*** Exercise material ***

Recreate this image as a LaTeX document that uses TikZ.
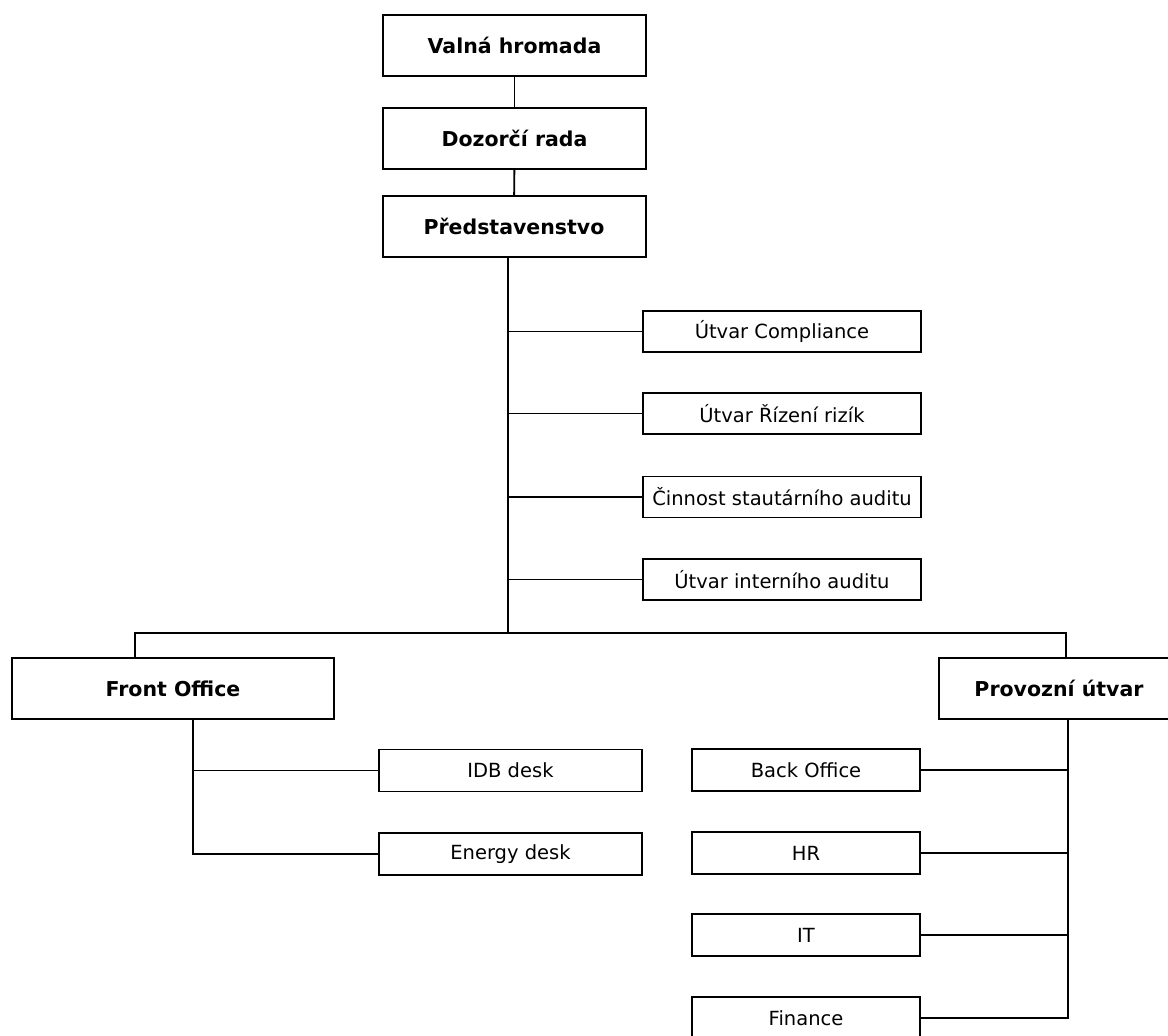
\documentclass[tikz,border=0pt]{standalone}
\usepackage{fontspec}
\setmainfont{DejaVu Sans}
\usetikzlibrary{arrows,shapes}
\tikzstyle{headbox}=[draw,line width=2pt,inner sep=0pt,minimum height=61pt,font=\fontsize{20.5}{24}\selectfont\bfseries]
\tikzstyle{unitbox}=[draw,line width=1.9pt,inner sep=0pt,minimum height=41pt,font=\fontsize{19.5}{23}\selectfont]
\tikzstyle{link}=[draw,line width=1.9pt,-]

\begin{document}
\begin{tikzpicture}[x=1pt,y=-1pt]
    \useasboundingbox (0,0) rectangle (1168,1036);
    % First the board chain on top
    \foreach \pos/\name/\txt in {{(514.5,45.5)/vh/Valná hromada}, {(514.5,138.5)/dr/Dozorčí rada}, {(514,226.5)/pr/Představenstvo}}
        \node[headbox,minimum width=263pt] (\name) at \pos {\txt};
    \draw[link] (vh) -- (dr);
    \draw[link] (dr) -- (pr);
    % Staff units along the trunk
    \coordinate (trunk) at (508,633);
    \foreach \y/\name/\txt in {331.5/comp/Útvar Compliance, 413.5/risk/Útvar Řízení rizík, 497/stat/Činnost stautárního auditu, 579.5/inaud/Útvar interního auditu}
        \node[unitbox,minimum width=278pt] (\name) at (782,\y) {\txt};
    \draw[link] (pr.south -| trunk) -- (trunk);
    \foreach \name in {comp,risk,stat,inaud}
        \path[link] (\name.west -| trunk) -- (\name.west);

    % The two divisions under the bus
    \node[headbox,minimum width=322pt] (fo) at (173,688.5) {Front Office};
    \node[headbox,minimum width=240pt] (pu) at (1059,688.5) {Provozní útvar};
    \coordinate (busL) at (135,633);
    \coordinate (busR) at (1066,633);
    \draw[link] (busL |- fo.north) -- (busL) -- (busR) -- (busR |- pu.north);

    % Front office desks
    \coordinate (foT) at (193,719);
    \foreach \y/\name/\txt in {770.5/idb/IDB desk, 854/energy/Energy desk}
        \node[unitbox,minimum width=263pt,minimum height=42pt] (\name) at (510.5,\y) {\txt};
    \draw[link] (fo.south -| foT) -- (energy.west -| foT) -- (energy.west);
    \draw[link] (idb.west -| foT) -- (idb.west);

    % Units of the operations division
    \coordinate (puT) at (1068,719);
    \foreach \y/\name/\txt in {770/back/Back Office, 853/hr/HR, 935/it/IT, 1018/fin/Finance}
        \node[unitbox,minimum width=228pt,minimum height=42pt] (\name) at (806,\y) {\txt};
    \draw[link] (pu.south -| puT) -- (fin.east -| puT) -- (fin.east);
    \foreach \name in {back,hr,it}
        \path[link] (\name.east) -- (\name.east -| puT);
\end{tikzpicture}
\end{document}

***
*** Exercise material ***

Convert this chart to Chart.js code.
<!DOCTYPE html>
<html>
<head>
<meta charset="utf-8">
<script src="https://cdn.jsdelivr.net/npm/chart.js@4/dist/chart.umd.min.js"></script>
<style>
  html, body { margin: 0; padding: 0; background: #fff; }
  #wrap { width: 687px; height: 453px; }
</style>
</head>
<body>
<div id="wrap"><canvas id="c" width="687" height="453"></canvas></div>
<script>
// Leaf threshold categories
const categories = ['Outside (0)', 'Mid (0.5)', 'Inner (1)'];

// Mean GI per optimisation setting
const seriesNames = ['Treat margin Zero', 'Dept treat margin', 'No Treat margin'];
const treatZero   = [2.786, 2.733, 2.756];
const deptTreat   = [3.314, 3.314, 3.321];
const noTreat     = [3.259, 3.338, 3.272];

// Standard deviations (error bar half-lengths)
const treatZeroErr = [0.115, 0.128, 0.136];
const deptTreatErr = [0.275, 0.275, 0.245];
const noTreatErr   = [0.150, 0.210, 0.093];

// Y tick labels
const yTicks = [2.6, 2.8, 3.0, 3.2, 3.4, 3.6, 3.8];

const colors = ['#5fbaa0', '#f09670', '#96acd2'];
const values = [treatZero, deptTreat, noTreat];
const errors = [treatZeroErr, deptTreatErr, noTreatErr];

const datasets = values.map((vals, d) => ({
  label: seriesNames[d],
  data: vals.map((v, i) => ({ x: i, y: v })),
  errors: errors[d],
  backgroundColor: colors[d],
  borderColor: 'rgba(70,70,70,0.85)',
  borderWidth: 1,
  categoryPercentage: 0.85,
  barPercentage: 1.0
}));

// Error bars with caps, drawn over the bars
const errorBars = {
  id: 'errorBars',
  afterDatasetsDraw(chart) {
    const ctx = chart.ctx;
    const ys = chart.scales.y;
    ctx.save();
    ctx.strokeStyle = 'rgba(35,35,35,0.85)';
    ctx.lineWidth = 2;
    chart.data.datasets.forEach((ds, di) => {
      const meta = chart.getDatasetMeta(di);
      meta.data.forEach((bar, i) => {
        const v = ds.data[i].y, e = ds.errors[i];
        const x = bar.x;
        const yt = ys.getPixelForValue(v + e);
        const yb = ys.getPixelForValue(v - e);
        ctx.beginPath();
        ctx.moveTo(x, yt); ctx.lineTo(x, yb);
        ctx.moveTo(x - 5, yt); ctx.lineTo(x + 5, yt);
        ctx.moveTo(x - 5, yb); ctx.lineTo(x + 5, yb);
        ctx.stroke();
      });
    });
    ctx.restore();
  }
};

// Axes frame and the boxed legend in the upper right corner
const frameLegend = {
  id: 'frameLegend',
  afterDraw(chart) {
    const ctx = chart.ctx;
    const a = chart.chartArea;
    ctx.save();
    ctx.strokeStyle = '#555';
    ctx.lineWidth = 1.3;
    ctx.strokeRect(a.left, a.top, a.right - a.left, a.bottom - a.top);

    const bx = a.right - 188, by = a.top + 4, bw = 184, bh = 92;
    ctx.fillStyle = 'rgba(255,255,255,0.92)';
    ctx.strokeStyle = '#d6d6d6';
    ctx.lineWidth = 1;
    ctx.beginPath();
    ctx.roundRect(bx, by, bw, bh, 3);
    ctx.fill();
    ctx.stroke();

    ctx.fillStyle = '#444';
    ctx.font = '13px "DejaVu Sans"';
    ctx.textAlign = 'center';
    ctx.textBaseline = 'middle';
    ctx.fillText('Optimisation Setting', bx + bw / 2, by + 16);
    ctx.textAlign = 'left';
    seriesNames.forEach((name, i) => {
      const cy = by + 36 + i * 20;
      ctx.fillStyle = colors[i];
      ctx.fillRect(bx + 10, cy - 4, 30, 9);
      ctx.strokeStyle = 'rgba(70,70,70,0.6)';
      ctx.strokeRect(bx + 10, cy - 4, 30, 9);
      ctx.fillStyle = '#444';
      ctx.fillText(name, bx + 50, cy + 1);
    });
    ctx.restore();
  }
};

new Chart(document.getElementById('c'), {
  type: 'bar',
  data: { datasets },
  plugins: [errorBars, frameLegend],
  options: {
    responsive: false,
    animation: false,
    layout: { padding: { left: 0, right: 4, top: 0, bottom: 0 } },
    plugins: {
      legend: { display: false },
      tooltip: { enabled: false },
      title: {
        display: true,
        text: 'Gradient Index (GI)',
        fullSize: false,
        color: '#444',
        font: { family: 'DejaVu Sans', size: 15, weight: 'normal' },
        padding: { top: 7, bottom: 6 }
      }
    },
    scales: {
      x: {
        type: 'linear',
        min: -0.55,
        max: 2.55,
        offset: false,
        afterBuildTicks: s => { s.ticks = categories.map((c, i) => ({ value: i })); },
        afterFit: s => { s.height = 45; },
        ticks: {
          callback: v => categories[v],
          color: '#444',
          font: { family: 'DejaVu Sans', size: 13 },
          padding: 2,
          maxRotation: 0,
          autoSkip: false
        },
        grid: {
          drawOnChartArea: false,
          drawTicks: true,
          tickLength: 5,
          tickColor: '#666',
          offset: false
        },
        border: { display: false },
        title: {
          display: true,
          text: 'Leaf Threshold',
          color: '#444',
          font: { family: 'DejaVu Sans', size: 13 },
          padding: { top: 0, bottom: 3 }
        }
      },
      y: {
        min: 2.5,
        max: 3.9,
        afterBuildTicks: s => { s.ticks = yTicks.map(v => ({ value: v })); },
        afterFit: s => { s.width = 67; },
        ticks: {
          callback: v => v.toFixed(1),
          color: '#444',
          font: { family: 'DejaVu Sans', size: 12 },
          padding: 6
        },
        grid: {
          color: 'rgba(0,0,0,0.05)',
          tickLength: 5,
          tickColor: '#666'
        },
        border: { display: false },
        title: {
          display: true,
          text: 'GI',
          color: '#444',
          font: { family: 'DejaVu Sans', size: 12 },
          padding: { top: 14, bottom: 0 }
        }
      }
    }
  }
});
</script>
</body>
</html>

***

### Task goal:
Count how many lines in the data above hold the string "this", and give the number with no other words.

### Correct result:
2